Is it possible to go the opposite way?

Not that I can see. Here are the docs. Closest I can get is through search.

cmungall commented 6 years ago

Yep, same for scigraph API: https://github.com/SciGraph/SciGraph/issues/248

cmungall commented 6 years ago

Following on from discussion about overloading IDs, I see there is both a lot of really useful stuff in mychem, and it's really well described by jsonld - nice work!

E.g. this is where the snomed IDs come from (via drugcentral)

https://github.com/NCATS-Tangerine/translator-api-registry/blob/master/mychem.info/jsonld_context/mychem_drug_1.1.json#L135-L147

But it looks like you can also get indications from aeolus (using meddra IDs): http://mychem.info/v1/query?q=drugbank.name%3Ariluzole

it would be good to expand this notebook to include this, but I guess we need to expand the jsonld to describe this?

But here is my concern - if a database were to include contraindications, how would we annotate this in the jsonld?

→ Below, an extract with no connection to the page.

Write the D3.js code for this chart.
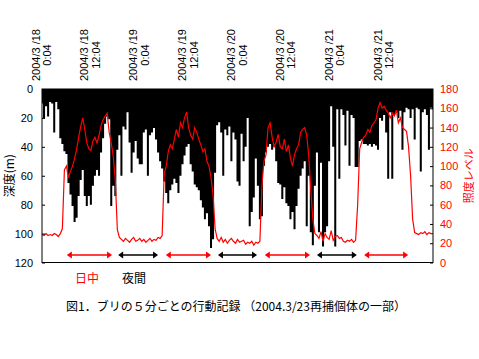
<!DOCTYPE html>
<html><head><meta charset="utf-8">
<script src="https://cdn.jsdelivr.net/npm/d3@7"></script>
<style>
html,body{margin:0;padding:0;background:#fff;}
svg{display:block;}
</style></head>
<body><svg id="c" width="479" height="359"></svg>
<script>
// ---- data (30-minute samples starting 2004/3/18 0:04) ----
const stepHours = 0.5;
const depthValues = [
10,20,12,19,9,10,30,9,14,34,
38,43,45,65,73,81,92,89,74,63,
56,74,81,74,80,67,60,56,60,44,
34,24,19,21,81,67,74,42,32,60,
26,28,16,37,58,44,36,48,52,52,
30,28,60,32,30,27,35,44,50,55,
64,72,79,70,66,62,65,72,60,52,
46,40,38,52,57,66,68,70,77,82,
90,86,95,110,104,58,25,23,30,60,
28,32,26,50,30,35,64,67,31,50,
40,20,95,85,75,48,67,90,88,53,
44,40,38,42,40,50,65,66,76,68,
79,81,90,85,97,81,69,60,55,50,
95,60,99,108,67,44,99,51,109,99,
95,50,12,40,109,14,62,14,18,39,
15,53,18,20,54,54,36,35,38,38,
39,38,40,38,39,42,20,22,18,30,
62,16,62,18,16,20,15,42,16,13,
14,20,14,35,13,14,57,16,14,18,
42,13,14
];
const lightValues = [
29,28,30,28,29,28,30,29,27,30,
35,96,100,88,95,100,108,117,130,141,150,138,124,118,116,126,130,124,132,142,148,152,155,135,124,110,85,34,
26,24,22,25,23,21,24,26,22,23,25,22,24,21,23,25,22,24,23,26,25,
28,
92,100,115,122,118,128,138,130,145,140,150,156,140,132,128,140,135,128,122,115,118,105,100,88,70,35,
25,22,26,21,24,20,23,25,22,20,24,21,22,23,19,21,20,22,18,21,20,22,
80,105,112,140,145,130,120,125,133,120,118,128,115,122,108,100,112,118,122,135,138,140,132,110,75,45,30,
28,25,32,22,30,26,24,33,23,27,28,25,26,22,21,23,22,24,21,23,
60,118,125,130,132,138,135,142,145,148,160,166,160,162,158,155,150,155,152,158,145,150,140,138,136,120,90,45,31,
30,29,31,30,32,29,31,30,30
];
const tickHours = [0,12,24,36,48,60,72,84];
const tickDates = ["2004/3 /18","2004/3 /18","2004/3 /19","2004/3 /19","2004/3 /20","2004/3 /20","2004/3 /21","2004/3 /21"];
const tickTimes = ["0:04","12:04","0:04","12:04","0:04","12:04","0:04","12:04"];
const depthTicks = [0,20,40,60,80,100,120];
const lightTicks = [0,20,40,60,80,100,120,140,160,180];
const periodStart = [6.1,18.7,30.4,43.2,54.7,67.5,79.1];
const periodEnd   = [17.2,28.5,41.5,52.8,65.8,77.3,89.9];
const periodKind  = ["day","night","day","night","day","night","day"];
const legendLabels = ["日中","夜間"];
const caption = "図1．ブリの５分ごとの行動記録 （2004.3/23再捕個体の一部）";
const leftTitle = "深度(m)";
const rightTitle = "照度レベル";

// ---- layout ----
const L = 42, R = 433, T = 89, B = 262.5;
const RED = "#ff0000";
const svg = d3.select("#c");
const x = d3.scaleLinear().domain([0,96]).range([L,R]);
const yD = d3.scaleLinear().domain([0,120]).range([T,B]);
const yL = d3.scaleLinear().domain([0,180]).range([B,T]);
const tf = "'Liberation Sans', Arial, sans-serif";
const jf = "'Noto Sans CJK JP', sans-serif";

svg.append("defs").append("clipPath").attr("id","pc")
  .append("rect").attr("x",L).attr("y",T).attr("width",R-L).attr("height",B-T);

const depthData = depthValues.map((v,i)=>({t:i*stepHours, v}));
const lightData = lightValues.map((v,i)=>({t:i*stepHours, v}));

const g = svg.append("g").attr("clip-path","url(#pc)");
g.append("path").datum(depthData)
  .attr("d", d3.area().curve(d3.curveStep).x(d=>x(d.t)).y0(yD(0)).y1(d=>yD(d.v)))
  .attr("fill","#000");
g.append("path").datum(lightData)
  .attr("d", d3.line().x(d=>x(d.t)).y(d=>yL(d.v)))
  .attr("fill","none").attr("stroke",RED).attr("stroke-width",1.2);

// frame
svg.append("rect").attr("x",L).attr("y",T).attr("width",R-L).attr("height",B-T)
  .attr("fill","none").attr("stroke","#000").attr("stroke-width",1);

// left axis
const ax1 = svg.append("g").attr("transform",`translate(${L},0)`)
  .call(d3.axisLeft(yD).tickValues(depthTicks).tickSizeInner(-3).tickSizeOuter(0).tickPadding(9));
ax1.select(".domain").remove();
ax1.selectAll("text").attr("font-family",tf).attr("font-size",11).attr("fill","#000");
ax1.selectAll("line").attr("stroke","#000");

// right axis
const ax2 = svg.append("g").attr("transform",`translate(${R},0)`)
  .call(d3.axisRight(yL).tickValues(lightTicks).tickSizeInner(-3).tickSizeOuter(0).tickPadding(7));
ax2.select(".domain").remove();
ax2.selectAll("text").attr("font-family",tf).attr("font-size",11).attr("fill",RED);
ax2.selectAll("line").attr("stroke","#000");

// top labels
tickHours.forEach((h,i)=>{
  const t = svg.append("text")
    .attr("transform",`translate(${x(h)},55) rotate(-90)`)
    .attr("text-anchor","middle").attr("font-family",tf).attr("font-size",11).attr("fill","#000");
  t.append("tspan").attr("x",0).attr("y",-2.5).text(tickDates[i]);
  t.append("tspan").attr("x",0).attr("y",9).text(tickTimes[i]);
});

// axis titles
svg.append("text").attr("transform",`translate(14,${(T+B)/2}) rotate(-90)`)
  .attr("text-anchor","middle").attr("font-family",jf).attr("font-size",12).attr("fill","#000").text(leftTitle);
svg.append("text").attr("transform",`translate(473,${(T+B)/2}) rotate(-90)`)
  .attr("text-anchor","middle").attr("font-family",jf).attr("font-size",11).attr("fill",RED).text(rightTitle);

// period arrows
const ay = 255;
periodStart.forEach((s,i)=>{
  const c = periodKind[i]==="day" ? RED : "#000";
  const x1 = x(s), x2 = x(periodEnd[i]);
  svg.append("line").attr("x1",x1+2).attr("x2",x2-2).attr("y1",ay).attr("y2",ay)
    .attr("stroke",c).attr("stroke-width",1.3);
  svg.append("path").attr("d",`M${x1},${ay}L${x1+5},${ay-3.5}L${x1+5},${ay+3.5}Z`).attr("fill",c);
  svg.append("path").attr("d",`M${x2},${ay}L${x2-5},${ay-3.5}L${x2-5},${ay+3.5}Z`).attr("fill",c);
});

// legend
svg.append("text").attr("x",75).attr("y",283).attr("font-family",jf).attr("font-size",12)
  .attr("fill",RED).text(legendLabels[0]);
svg.append("text").attr("x",122).attr("y",283).attr("font-family",jf).attr("font-size",12)
  .attr("fill","#000").text(legendLabels[1]);

// caption
svg.append("text").attr("x",236).attr("y",311).attr("text-anchor","middle")
  .attr("font-family",jf).attr("font-size",12).attr("fill","#000").text(caption);
</script>
</body></html>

It seems the explorer approach just looks for some kind of path through the json from the query id to any id annotated with the relevant identifiers.org id. Without a predicate or relationship type connecting the two, we don't know what the semantics is. For the case of distinguishing drug->snomed equivalent and drug->snomed indicated for we can use different id prefixes to distinguish the two kinds of entities but I'm not sure this approach can be extended to distinguish indications from contraindications.

(this concern also applies to things like negative annotations in GO in mygene)

Look forward to discussing these issues this week!